This is a realistic fire tutorial in GIMP, using the solid noise filter, Hue-Saturation tweaking, and layer blending techniques.
-PART 1: Shape-
1.) go to Filters/Render/Clouds/Solid Noise
2.) Inside the dialog, change the settings to random, turbulent, and detail of 4 (use less detail for smoother flames). Set the X size to 16.0 and the Y size to 1.0, then click ok.
3.) Duplicate the layer and use the Ctrl+F shortcut to apply the filter to that layer. Set the layer mode to Grain extract. This layer mode should pull out more intensity and complexity.
4.) Duplicate that layer and use Ctrl+F again. This time set the layer mode to multiply. You'll see how it takes most of the flames away while allowing a few to pass with a natural flow intact.

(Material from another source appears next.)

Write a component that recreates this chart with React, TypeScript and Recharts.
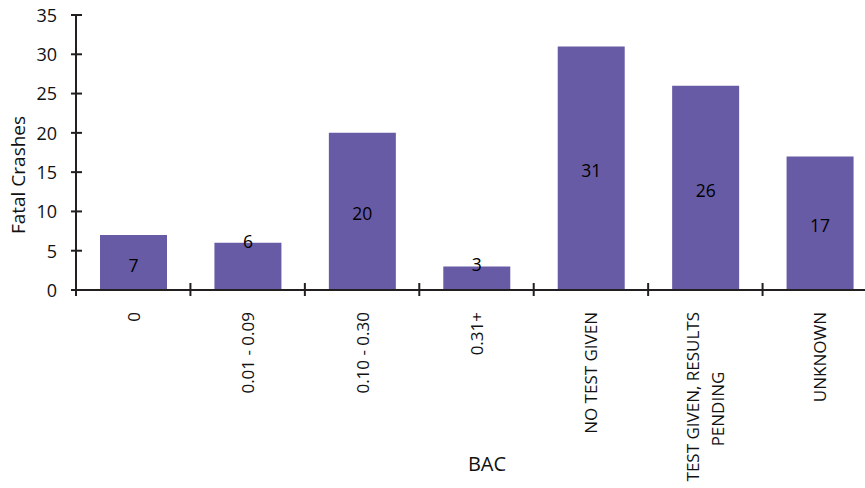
import { BarChart, Bar, XAxis, YAxis, LabelList } from "recharts";

const categories = [
  "0",
  "0.01 - 0.09",
  "0.10 - 0.30",
  "0.31+",
  "NO TEST GIVEN",
  "TEST GIVEN, RESULTS PENDING",
  "UNKNOWN",
];
const crashes = [7, 6, 20, 3, 31, 26, 17];
const yTicks = [0, 5, 10, 15, 20, 25, 30, 35];

const data = categories.map((bac, i) => ({ bac, crashes: crashes[i] }));

const FONT = "'Open Sans', sans-serif";
const AXIS = "#231f20";
const INK = "#111";
const BAR = "#685ba6";
const PLOT_W = 801;
const HALF_BAND = PLOT_W / categories.length / 2;

// wrap long category names the way the original axis does
const wrap = (s: string, max = 20) => {
  const lines: string[] = [];
  let cur = "";
  s.split(" ").forEach((w) => {
    if (cur && (cur + " " + w).length > max) {
      lines.push(cur);
      cur = w;
    } else cur = cur ? cur + " " + w : w;
  });
  lines.push(cur);
  return lines;
};

const YTick = ({ x, y, payload }: any) => (
  <g>
    <line x1={x - 5} x2={x + 6} y1={y} y2={y} stroke={AXIS} strokeWidth={2} />
    <text x={x - 19} y={y} dy="0.38em" textAnchor="end" fontSize={18} fontFamily={FONT} fill={INK}>
      {payload.value}
    </text>
  </g>
);

const XTick = ({ x, y, payload }: any) => {
  const lines = wrap(payload.value);
  const top = y + 22;
  const first = x - ((lines.length - 1) / 2) * 25;
  return (
    <g>
      <line x1={x - HALF_BAND} x2={x - HALF_BAND} y1={y - 7} y2={y + 6} stroke={AXIS} strokeWidth={2} />
      {lines.map((l, i) => {
        const lx = first + i * 25;
        // first line hangs from the axis, following lines are centred lower down
        const ly = i === 0 ? top : top + 97;
        return (
          <text
            key={i}
            x={lx}
            y={ly}
            transform={`rotate(-90, ${lx}, ${ly})`}
            textAnchor={i === 0 ? "end" : "middle"}
            dominantBaseline="central"
            fontSize={17}
            fontFamily={FONT}
            fill={INK}
          >
            {l}
          </text>
        );
      })}
    </g>
  );
};

const BarValue = ({ x, y, width, height, value }: any) => {
  const cy = height < 50 ? y - 2 : y + height / 2 + 2;
  return (
    <text
      x={x + width / 2}
      y={cy}
      textAnchor="middle"
      dominantBaseline="central"
      fontSize={17.5}
      fontFamily={FONT}
      fill="#000"
    >
      {value}
    </text>
  );
};

const YTitle = () => (
  <text
    x={18}
    y={175}
    transform="rotate(-90, 18, 175)"
    textAnchor="middle"
    dominantBaseline="central"
    fontSize={19}
    fontFamily={FONT}
    fill={INK}
  >
    Fatal Crashes
  </text>
);

const XTitle = () => (
  <text x={487} y={463} textAnchor="middle" dominantBaseline="central" fontSize={20} fontFamily={FONT} fill={INK}>
    BAC
  </text>
);

export default function App() {
  return (
    <div style={{ position: "absolute", left: 0, top: 0, width: 865, height: 488, overflow: "hidden", background: "#fff" }}>
      <BarChart
        width={878}
        height={488}
        data={data}
        margin={{ top: 15, right: 1, left: 0, bottom: 0 }}
        barSize={67}
      >
        <XAxis
          dataKey="bac"
          height={198}
          interval={0}
          tickSize={0}
          tickMargin={0}
          tickLine={false}
          axisLine={{ stroke: AXIS, strokeWidth: 2 }}
          tick={<XTick />}
          label={<XTitle />}
        />
        <YAxis
          width={76}
          domain={[0, 35]}
          ticks={yTicks}
          interval={0}
          tickSize={0}
          tickMargin={0}
          tickLine={false}
          axisLine={{ stroke: AXIS, strokeWidth: 2 }}
          tick={<YTick />}
          label={<YTitle />}
        />
        <Bar dataKey="crashes" fill={BAR} isAnimationActive={false}>
          <LabelList dataKey="crashes" content={<BarValue />} />
        </Bar>
      </BarChart>
    </div>
  );
}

5.) Now right click that layer and select Add Layer Mask... in the drop down box. Use a linear gradient and drag it from the bottom to the top of the layer. Your image should start to look like fire at this point.
6.) Flatten the image.
-PART 2: Color-
7.) make a new layer and fill it with a strong vibrant red. Then, on your new layer, use Ctrl+, to fill that layer with red. Set it's mode to darken only.
8.) Duplicate the layer and use Layer/Transparency/Color to Alpha...
9.) Select the darkest black and click ok.
10.) Then change the color with Layer/Colors/Hue-Saturation...
11.) Set all the values to 44.
12.) Duplicate the layer.
13.) Use Layer/Colors/Hue-Saturation... again to change all it's values to 60.
14.) Change the layer's mode to Soft light.
-PART 3: Style-
15.) Make a new layer
16.) Go to Filters/Render/Clouds/Solid Noise. This time deselect the turbulent option and take the X size down to 8.
17.) This layer gives you a plethora of options quickly.
a.)To bring out some intensity set the mode to Dodge.
b.)To add smoke set the mode to Lighten only.
c.)To limit the amount of flames set the mode to Burn.
18.) Flatten the image.
19.) Go to Layer/Scale Layer...
20.) Click the chain icon to the right of the X and Y options. After the chain thing is broken, change the Y value to about 1/2 to 1/3 of it's original value.
The finished product is an example of realistic fire.